In terms of economic development, the candidates all presented their ideas to help the municipality attract new investors.
“We must create an economic development department, we must have a budget that is large enough,” said Pommainville. We are not on the market right now, we need an experienced person who will convince investors to move here.”
Bourgeois-Desnoyers proposed to set up an incentive program to attract new companies and also hopes to create a clear community profile. She also added that she is familiar with the region's data. St-Amour proposed eliminating commercial and industrial development costs for new businesses.
The question of whether the merger between The Nation and the Village of Casselman would be beneficial was also raised. Although she may see advantages, Bourgeois-Desnoyers assured that this should not be done at the expense of The Nation's taxpayers. She believes in taking a closer look at this possibility, consulting with residents and exploring a win-win plan.

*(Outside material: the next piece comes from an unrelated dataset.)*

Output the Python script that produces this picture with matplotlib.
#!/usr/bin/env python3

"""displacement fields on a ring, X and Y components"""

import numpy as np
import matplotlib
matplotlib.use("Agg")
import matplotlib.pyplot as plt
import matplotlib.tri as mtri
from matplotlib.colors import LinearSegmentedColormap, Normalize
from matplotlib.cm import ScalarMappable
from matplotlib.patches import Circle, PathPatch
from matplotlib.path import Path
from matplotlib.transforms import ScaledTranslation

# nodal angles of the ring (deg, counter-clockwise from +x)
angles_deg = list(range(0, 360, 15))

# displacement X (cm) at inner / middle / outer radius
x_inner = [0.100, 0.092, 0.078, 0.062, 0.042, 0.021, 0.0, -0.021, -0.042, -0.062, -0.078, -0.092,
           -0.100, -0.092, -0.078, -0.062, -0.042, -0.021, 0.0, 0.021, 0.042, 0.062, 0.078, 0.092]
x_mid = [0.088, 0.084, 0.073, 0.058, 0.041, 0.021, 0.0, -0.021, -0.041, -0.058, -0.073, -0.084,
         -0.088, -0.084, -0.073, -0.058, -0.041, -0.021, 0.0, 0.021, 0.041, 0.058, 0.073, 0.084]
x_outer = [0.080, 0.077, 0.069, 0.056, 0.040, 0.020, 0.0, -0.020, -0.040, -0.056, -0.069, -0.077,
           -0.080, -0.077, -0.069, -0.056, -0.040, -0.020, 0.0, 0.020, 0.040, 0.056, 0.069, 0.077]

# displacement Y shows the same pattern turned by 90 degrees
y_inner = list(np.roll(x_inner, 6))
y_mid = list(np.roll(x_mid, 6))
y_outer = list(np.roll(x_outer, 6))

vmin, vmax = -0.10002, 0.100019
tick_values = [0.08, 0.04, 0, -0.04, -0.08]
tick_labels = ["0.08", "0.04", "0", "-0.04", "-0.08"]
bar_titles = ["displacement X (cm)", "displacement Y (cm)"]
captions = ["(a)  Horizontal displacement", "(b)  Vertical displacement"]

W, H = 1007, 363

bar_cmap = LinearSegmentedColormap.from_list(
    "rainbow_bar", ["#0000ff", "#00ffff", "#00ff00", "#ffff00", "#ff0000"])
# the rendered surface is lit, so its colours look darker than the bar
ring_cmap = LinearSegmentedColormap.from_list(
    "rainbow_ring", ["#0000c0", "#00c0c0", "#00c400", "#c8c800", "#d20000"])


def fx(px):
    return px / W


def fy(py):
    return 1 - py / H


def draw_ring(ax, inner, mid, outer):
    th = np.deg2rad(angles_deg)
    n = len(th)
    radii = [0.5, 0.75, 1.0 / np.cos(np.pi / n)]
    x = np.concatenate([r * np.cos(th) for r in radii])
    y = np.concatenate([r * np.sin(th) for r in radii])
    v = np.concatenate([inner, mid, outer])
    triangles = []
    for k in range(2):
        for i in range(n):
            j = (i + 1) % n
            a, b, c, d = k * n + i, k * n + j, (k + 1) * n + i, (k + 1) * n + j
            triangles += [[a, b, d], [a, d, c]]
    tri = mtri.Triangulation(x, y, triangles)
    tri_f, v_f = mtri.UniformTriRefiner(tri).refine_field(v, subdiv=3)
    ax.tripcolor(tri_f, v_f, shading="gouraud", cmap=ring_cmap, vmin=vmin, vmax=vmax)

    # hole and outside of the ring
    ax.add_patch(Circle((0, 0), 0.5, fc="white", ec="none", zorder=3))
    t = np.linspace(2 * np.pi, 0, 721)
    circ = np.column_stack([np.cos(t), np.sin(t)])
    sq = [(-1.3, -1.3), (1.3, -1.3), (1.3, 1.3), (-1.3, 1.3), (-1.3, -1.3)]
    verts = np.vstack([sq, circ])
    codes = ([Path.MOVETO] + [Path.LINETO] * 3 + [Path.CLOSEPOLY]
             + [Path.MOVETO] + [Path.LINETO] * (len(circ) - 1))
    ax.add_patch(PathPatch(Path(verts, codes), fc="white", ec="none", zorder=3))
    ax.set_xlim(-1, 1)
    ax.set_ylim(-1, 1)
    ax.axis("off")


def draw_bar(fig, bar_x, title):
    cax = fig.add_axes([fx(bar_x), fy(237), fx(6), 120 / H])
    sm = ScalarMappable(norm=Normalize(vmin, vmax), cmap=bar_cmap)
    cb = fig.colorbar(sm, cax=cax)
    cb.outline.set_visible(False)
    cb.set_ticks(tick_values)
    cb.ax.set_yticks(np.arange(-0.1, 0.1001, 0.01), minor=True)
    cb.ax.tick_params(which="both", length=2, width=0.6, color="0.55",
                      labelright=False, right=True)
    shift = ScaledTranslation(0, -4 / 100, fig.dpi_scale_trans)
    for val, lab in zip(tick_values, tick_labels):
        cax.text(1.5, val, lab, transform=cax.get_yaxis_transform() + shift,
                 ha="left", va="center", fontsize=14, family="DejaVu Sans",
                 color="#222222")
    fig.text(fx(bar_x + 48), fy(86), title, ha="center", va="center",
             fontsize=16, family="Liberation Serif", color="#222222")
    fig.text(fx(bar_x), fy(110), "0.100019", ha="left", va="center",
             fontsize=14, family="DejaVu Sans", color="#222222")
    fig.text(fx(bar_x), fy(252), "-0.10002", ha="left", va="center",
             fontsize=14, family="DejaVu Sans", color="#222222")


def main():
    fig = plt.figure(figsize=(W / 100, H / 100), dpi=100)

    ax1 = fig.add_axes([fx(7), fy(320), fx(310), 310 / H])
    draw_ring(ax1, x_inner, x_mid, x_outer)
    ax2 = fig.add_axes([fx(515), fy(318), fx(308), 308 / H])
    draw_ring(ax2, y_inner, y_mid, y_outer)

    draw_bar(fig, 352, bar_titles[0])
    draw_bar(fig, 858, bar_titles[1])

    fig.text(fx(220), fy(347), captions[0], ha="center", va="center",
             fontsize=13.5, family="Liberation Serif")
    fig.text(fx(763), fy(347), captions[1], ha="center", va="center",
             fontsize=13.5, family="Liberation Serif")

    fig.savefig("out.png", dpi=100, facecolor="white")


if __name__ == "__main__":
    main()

For St-Amour, “there is economic potential, there is no doubt about it. But definitively, however, there must be very extensive consultation, a very good study of both parties financially and, at the next elections, I would hold a referendum to find out the position of the population.”
Pommainville believes that this would be an opportunity to develop the entire southern part of the Village of Casselman. He believes that this would be “something very positive for both municipalities.”
All candidates for mayor and councilor were asked to express to citizens how their values correspond to those of young families. Most candidates expressed close proximity to family values and raised the need for a better provision of services at the municipal level for these families.
Bourgeois-Denoyers and Pommainville both committed to implementing the recommendations made in a South Nation Conservation report, to maintain forest levels in the region. St-Amour said he is very involved in protecting the forest, but will leave it to the members of the next council to decide on commitment in the matter.
Une version française de cet article a été publié en page 5 du journal Reflet-News du 11 octobre.